It’s easy to understand your alarm upon discovering a spot inside your mouth, particularly if that spot is causing you pain. While there are several types of sores that can develop in or around the mouth, canker sores are known to be painful and can be worrisome. Still, it’s important to know what a canker sore is, how you develop canker sores, and how you care for your mouth if you have one or more.
The first question you may have if you develop a canker sore is simple: what is that? A canker sore is a small sore inside your mouth on the soft part or gums. They are also called aphthous ulcers. They can be painful, interfering with eating or talking.
Are they contagious?
No. Canker sores are not contagious, unlike cold sores which are highly contagious and appear on the lips and the outside of the mouth. Cold sores are caused by a virus, but canker sores are not caused by a bacteria or virus and can’t be passed from person to person.
So where do they come from?
Doctors are not 100% certain of all the causes of canker sores, but they seem to share some common triggers. They can result from injuries to your mouth. They can be a sign of sensitivity to certain foods or oral care ingredients. Vitamin and mineral deficiencies, including folic acid, B12, iron, and zinc are also frequent causes. Certain bacteria, hormone shifts, and stress can be contributing factors as well. Certain diseases associated with immune responses also tend to be associated with canker sores as well.
What can I do about them?
Most canker sores will clear up on their own in a week or two. Still, you may want help with painful sores that interfere with eating or talking. You can visit your dentist to have the sores evaluated. Antimicrobial rinses or salt water rinses can help keep the vulnerable sores from developing a secondary infection and may provide comfort. If a vitamin deficiency is to blame, it may be necessary to change your diet or take supplements of iron to correct the lack. Reducing stress also helps some patients avoid recurrence.

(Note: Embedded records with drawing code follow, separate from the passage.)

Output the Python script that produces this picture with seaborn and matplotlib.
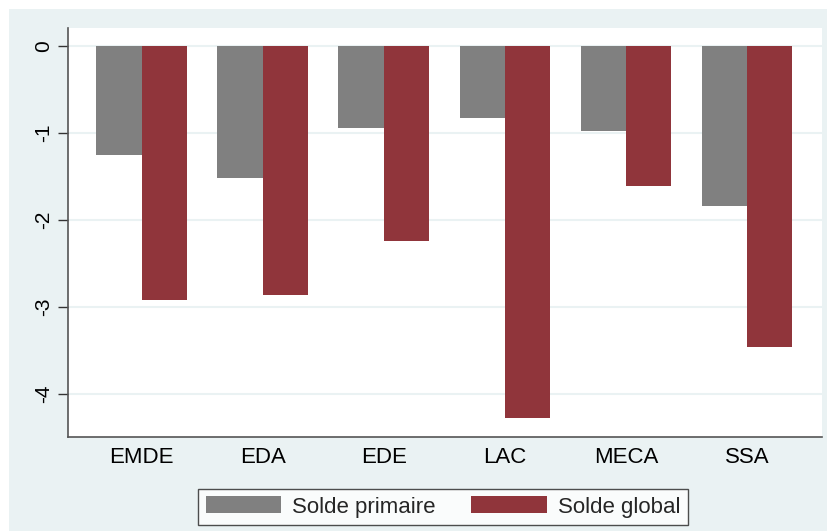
import matplotlib
matplotlib.use("Agg")
import matplotlib.pyplot as plt
import seaborn as sns
import pandas as pd
from matplotlib.patches import Rectangle, Patch

categories = ["EMDE", "EDA", "EDE", "LAC", "MECA", "SSA"]
solde_primaire = [-1.25, -1.52, -0.94, -0.83, -0.98, -1.84]
solde_global = [-2.92, -2.86, -2.24, -4.28, -1.61, -3.46]
series_names = ["Solde primaire", "Solde global"]
yticks = [0, -1, -2, -3, -4]

df = pd.DataFrame({
    "region": categories * 2,
    "serie": [series_names[0]] * len(categories) + [series_names[1]] * len(categories),
    "valeur": solde_primaire + solde_global,
})

sns.set_theme(style="white")
plt.rcParams["font.family"] = ["Liberation Sans", "DejaVu Sans"]

W, H = 828, 531
fig = plt.figure(figsize=(W / 100, H / 100), dpi=100)
fig.patch.set_facecolor("white")
bg = "#EAF2F3"
fig.patches.append(Rectangle((9 / W, 0), 1 - 9 / W, (H - 9) / H, transform=fig.transFigure,
                             facecolor=bg, edgecolor="none", zorder=-10))

ax = fig.add_axes([68 / W, (H - 437) / H, (822 - 68) / W, (437 - 28) / H])
ax.set_facecolor("white")

colors = ["#808080", "#90353B"]
sns.barplot(data=df, x="region", y="valeur", hue="serie", hue_order=series_names,
            order=categories, palette=colors, saturation=1, width=0.75, gap=0,
            errorbar=None, ax=ax, legend=False, zorder=3)
for p in ax.patches:
    p.set_edgecolor("none")

ax.set_xlim(-0.61, 5.62)
ax.set_ylim(-4.5, 0.21)
ax.set_yticks(yticks)
ax.set_yticklabels([str(v) if v >= 0 else "-" + str(-v) for v in yticks],
                   rotation=90, va="center", fontsize=15)
ax.tick_params(axis="y", which="both", left=True, length=7, width=1, color="#333333",
               pad=4, labelcolor="black")
ax.tick_params(axis="x", bottom=False, labelsize=16, pad=1, labelcolor="black")
ax.grid(axis="y", color="#EAF2F3", linewidth=1.5, zorder=0)
ax.set_axisbelow(True)
ax.set_xlabel("")
ax.set_ylabel("")
for s in ["top", "right"]:
    ax.spines[s].set_visible(False)
for s in ["left", "bottom"]:
    ax.spines[s].set_color("#555555")
    ax.spines[s].set_linewidth(1.2)

handles = [Patch(facecolor=c, edgecolor="none") for c in colors]
leg = fig.legend(handles, series_names, loc="center", bbox_to_anchor=(443 / W, (H - 507) / H),
                 ncol=2, fontsize=16, frameon=True, fancybox=False, handlelength=3.4,
                 handleheight=0.8, handletextpad=0.5, columnspacing=1.6, borderpad=0.35)
leg.get_frame().set_edgecolor("#222222")
leg.get_frame().set_linewidth(1.0)
leg.get_frame().set_facecolor("white")

fig.savefig("out.png", dpi=100, facecolor=fig.get_facecolor())
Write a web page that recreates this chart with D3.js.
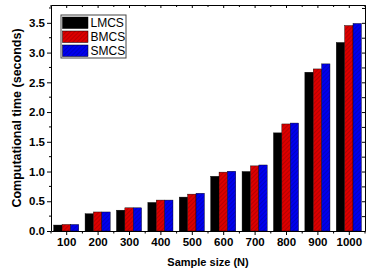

Do I need to see my dentist?
Maybe. You should consider having a canker sore checked if you’ve never had one before. It’s also a good idea to have a dentist check any sore that has not healed in a week or two or that is painful enough to interfere with activities of daily life, like eating, drinking, or talking. Your dentist will want to help you treat any sores effectively so you are as comfortable as possible and have the best possible outcome.